PROBLEM TO SOLVE:
Look through the listing for the word "with". Copy each line that has it.

[START MATERIAL FOR THIS EXERCISE]

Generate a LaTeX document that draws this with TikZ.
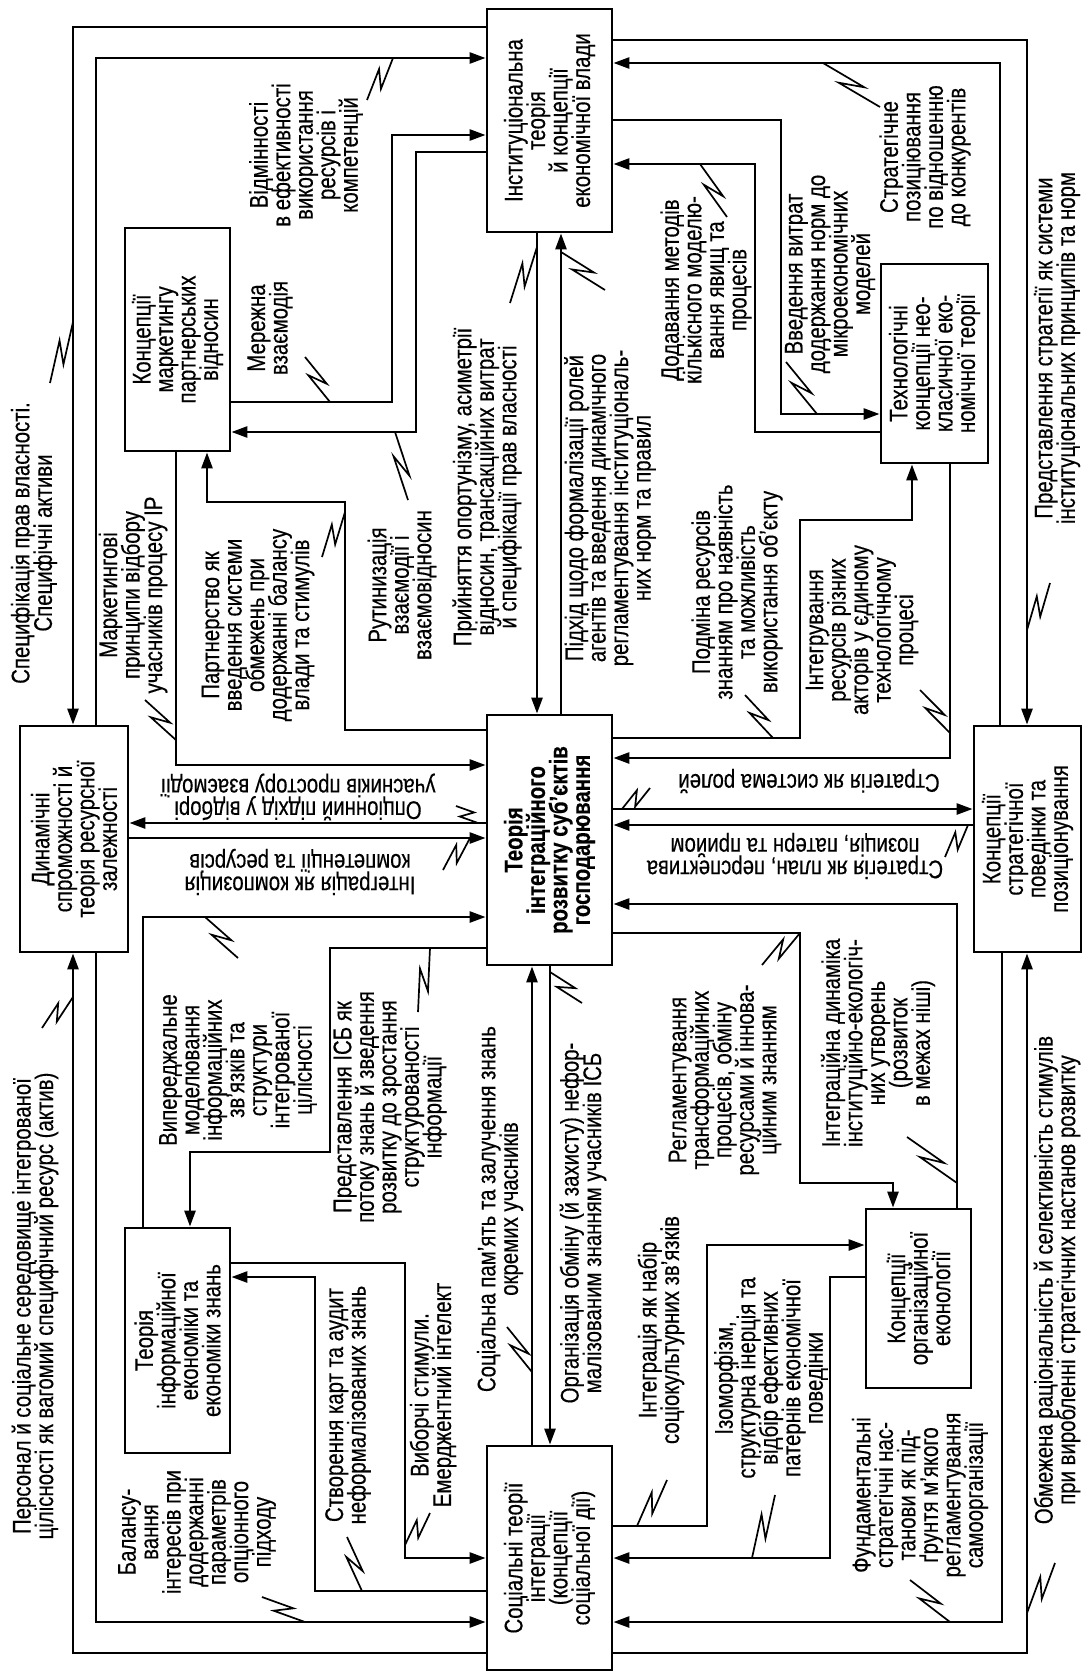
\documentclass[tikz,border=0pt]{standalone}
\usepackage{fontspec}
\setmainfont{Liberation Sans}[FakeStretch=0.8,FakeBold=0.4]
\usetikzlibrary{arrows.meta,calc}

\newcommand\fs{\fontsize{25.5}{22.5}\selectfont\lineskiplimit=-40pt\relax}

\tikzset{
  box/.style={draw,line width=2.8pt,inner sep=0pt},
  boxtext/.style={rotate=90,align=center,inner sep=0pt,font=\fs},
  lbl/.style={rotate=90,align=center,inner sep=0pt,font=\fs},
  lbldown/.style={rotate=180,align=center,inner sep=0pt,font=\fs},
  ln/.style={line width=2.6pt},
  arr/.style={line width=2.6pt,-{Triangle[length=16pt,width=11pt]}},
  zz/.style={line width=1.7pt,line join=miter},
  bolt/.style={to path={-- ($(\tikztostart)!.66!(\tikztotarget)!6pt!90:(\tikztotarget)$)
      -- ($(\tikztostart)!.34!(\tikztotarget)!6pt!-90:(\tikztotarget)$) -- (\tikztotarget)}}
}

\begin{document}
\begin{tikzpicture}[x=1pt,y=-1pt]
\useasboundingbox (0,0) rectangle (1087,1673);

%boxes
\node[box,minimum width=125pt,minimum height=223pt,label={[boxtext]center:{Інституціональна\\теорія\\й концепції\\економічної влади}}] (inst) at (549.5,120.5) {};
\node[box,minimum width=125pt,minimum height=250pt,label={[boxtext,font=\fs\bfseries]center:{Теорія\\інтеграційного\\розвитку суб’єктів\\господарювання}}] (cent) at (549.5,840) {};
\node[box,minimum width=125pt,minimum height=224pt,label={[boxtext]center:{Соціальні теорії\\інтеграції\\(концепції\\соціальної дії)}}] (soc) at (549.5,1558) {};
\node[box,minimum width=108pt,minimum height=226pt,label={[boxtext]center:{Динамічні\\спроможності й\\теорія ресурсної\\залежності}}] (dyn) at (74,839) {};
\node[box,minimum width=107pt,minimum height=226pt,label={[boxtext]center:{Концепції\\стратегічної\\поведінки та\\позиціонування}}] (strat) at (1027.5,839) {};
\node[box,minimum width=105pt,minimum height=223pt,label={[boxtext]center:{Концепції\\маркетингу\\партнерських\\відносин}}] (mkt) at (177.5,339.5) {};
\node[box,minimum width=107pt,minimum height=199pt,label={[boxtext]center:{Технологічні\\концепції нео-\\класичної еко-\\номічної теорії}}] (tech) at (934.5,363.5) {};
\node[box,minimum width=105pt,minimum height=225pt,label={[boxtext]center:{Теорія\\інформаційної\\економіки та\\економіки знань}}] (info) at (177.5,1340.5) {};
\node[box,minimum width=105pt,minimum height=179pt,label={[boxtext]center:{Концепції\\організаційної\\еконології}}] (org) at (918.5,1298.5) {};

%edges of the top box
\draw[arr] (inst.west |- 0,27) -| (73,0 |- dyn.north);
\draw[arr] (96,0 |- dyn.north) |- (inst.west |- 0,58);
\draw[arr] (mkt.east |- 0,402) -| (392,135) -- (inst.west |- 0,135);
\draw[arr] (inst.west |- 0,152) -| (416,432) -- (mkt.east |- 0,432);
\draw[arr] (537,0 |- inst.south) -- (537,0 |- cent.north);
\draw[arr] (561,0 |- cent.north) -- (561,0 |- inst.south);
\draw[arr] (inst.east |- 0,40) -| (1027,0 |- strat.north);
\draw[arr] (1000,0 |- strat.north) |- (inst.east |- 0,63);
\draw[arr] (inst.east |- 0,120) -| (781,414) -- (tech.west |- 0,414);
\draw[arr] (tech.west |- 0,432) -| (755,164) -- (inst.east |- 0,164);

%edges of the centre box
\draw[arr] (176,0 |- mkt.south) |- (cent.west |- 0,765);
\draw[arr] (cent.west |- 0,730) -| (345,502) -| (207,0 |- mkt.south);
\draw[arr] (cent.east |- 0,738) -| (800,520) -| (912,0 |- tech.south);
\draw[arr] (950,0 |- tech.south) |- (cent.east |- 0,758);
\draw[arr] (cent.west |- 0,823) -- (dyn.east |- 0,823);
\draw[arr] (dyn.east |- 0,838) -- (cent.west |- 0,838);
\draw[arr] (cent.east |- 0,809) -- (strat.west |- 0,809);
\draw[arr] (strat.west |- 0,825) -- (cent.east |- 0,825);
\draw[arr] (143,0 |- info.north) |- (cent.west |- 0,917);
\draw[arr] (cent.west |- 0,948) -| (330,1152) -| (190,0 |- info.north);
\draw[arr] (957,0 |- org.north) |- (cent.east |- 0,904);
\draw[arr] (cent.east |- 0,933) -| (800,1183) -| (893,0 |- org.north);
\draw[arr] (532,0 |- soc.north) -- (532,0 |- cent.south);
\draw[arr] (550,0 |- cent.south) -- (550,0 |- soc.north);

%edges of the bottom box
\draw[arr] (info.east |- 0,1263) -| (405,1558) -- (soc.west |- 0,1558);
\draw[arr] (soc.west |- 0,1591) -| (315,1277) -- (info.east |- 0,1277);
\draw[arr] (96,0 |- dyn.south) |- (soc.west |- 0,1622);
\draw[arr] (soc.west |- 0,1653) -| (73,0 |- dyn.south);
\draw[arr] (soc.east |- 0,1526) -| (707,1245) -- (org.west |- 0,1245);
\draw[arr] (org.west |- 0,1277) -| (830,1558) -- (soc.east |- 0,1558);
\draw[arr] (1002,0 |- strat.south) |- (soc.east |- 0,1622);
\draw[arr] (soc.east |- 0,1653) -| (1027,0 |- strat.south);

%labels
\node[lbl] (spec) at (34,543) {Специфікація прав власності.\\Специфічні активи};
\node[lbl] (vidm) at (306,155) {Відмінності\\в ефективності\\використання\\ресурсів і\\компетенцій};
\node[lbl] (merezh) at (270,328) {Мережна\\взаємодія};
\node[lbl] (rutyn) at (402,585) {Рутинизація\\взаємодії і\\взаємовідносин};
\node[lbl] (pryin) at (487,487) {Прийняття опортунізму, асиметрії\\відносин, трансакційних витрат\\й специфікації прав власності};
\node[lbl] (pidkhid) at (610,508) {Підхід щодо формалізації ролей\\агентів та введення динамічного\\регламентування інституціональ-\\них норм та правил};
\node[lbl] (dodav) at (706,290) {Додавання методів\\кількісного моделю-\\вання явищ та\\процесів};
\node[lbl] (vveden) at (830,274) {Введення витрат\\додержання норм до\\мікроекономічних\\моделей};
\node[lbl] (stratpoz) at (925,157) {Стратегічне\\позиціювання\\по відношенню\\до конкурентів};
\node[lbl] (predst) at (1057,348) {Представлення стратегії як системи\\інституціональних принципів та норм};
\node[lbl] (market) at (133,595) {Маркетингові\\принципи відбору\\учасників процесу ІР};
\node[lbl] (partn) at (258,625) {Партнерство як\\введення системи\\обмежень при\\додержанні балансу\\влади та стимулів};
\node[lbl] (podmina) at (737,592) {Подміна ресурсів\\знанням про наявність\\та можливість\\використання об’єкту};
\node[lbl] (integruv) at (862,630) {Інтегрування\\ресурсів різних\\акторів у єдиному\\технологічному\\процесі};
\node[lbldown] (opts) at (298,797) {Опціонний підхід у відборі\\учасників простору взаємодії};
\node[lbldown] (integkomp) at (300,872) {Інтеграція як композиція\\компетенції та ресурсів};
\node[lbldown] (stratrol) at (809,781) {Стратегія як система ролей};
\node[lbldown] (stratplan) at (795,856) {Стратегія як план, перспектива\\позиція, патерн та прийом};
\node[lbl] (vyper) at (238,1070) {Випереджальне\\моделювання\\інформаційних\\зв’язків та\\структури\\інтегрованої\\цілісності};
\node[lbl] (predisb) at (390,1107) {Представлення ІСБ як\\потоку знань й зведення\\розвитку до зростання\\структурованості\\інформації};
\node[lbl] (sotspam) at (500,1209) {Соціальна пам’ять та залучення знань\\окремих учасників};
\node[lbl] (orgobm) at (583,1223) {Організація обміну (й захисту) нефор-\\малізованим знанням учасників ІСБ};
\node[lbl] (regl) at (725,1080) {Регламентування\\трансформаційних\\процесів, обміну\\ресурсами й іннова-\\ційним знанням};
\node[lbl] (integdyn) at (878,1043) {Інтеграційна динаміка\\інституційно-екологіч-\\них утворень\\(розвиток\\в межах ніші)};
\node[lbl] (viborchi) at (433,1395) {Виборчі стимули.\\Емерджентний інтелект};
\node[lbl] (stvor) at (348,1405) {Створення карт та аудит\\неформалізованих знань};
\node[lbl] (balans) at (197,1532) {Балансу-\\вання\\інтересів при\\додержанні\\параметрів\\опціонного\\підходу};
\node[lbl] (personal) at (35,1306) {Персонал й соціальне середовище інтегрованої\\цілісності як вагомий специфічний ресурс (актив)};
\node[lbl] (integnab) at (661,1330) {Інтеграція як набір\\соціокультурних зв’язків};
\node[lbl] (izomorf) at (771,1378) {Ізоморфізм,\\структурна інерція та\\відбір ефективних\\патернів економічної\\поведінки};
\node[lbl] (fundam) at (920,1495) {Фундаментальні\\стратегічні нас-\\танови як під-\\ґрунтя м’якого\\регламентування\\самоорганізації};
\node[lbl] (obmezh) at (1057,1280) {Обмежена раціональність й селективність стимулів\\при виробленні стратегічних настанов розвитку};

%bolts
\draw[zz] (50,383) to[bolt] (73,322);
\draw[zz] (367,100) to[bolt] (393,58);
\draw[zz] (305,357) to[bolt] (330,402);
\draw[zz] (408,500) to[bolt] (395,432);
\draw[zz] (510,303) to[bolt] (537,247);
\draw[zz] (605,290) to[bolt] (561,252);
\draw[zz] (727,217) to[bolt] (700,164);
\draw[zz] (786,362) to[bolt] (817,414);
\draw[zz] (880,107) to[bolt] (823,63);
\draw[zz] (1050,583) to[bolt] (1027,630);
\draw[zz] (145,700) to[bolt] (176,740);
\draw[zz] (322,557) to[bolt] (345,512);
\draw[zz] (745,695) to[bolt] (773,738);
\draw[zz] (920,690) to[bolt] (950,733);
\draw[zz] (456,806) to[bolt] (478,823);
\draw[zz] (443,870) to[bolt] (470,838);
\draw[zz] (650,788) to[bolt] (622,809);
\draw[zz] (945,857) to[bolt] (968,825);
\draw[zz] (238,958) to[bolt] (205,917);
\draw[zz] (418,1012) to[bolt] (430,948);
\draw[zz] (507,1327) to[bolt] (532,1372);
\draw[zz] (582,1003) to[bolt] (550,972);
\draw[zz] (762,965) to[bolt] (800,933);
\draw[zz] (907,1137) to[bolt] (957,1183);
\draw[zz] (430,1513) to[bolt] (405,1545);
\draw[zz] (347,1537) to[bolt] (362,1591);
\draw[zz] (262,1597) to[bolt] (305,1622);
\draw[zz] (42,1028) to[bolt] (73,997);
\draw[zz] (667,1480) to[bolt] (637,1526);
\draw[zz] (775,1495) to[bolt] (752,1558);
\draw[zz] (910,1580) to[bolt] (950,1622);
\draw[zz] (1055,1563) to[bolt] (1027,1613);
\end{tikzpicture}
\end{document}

[END MATERIAL FOR THIS EXERCISE]
[START MATERIAL FOR THIS EXERCISE]

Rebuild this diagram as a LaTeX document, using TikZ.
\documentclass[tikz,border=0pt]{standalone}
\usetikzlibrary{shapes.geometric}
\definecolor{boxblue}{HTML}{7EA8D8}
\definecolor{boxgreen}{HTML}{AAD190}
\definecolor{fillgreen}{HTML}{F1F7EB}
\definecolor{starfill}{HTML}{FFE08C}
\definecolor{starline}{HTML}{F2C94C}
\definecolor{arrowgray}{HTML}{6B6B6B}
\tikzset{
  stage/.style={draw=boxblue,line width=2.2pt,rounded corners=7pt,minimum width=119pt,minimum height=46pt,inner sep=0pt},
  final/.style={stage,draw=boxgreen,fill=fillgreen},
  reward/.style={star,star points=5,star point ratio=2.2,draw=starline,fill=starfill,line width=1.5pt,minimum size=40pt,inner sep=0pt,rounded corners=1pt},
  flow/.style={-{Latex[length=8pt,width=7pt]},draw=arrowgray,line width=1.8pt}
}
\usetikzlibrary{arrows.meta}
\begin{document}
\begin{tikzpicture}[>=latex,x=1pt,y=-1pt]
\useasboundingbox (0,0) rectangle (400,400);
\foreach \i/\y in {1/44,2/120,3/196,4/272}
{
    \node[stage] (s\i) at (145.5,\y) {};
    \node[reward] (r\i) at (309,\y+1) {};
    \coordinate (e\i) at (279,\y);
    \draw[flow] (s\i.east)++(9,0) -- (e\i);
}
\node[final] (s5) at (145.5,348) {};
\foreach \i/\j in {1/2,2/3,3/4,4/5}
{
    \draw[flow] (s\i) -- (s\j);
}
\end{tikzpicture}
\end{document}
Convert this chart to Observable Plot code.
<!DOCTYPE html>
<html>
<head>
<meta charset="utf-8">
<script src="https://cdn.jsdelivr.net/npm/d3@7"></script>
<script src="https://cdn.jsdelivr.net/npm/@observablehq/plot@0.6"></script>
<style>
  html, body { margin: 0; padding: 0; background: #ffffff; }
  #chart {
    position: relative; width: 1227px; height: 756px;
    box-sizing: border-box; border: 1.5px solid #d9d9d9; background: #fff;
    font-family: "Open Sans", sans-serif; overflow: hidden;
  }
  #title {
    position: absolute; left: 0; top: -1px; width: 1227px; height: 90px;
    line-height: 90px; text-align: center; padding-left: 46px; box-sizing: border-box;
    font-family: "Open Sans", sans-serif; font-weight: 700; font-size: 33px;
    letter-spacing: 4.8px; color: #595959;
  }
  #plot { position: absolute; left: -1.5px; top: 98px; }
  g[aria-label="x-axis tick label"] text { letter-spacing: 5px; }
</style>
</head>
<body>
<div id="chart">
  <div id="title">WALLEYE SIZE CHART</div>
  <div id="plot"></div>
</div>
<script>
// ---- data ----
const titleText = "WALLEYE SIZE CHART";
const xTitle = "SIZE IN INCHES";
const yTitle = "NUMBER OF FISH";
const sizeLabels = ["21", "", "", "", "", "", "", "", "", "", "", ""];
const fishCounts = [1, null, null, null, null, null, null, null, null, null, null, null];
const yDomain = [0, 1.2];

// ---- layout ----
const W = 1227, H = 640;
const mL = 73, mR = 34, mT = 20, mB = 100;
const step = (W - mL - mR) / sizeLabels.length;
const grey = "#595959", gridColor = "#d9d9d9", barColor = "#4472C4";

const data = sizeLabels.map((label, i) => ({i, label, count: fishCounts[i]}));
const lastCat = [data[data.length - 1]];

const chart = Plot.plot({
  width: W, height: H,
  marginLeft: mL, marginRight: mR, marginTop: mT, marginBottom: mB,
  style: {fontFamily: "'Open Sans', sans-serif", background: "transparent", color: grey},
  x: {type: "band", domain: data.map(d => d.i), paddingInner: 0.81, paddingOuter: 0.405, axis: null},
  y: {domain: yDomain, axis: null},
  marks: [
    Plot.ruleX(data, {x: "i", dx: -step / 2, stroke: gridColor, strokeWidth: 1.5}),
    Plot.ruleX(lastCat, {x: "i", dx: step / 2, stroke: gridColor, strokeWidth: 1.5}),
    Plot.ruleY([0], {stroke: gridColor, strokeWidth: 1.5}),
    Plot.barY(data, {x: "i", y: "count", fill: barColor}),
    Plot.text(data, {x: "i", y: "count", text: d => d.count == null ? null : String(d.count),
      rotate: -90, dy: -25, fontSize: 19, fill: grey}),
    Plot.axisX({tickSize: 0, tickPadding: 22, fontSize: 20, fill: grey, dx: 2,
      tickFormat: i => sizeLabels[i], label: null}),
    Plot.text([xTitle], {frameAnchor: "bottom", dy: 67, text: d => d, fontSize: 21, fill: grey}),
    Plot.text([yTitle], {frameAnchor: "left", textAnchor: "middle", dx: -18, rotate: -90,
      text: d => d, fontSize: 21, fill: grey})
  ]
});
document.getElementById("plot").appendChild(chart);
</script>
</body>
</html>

[END MATERIAL FOR THIS EXERCISE]
[START MATERIAL FOR THIS EXERCISE]

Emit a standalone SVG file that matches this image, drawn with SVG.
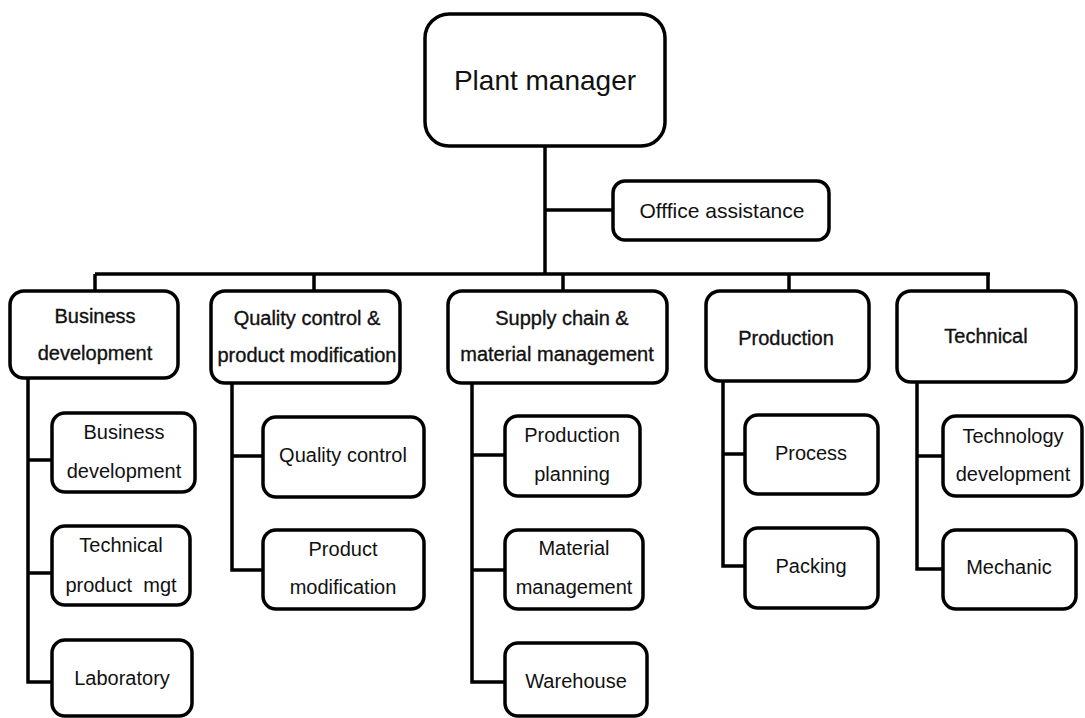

[END MATERIAL FOR THIS EXERCISE]

EXERCISE RESULT:
Generate a LaTeX document that draws this with TikZ.
Emit a standalone SVG file that matches this image, drawn with SVG.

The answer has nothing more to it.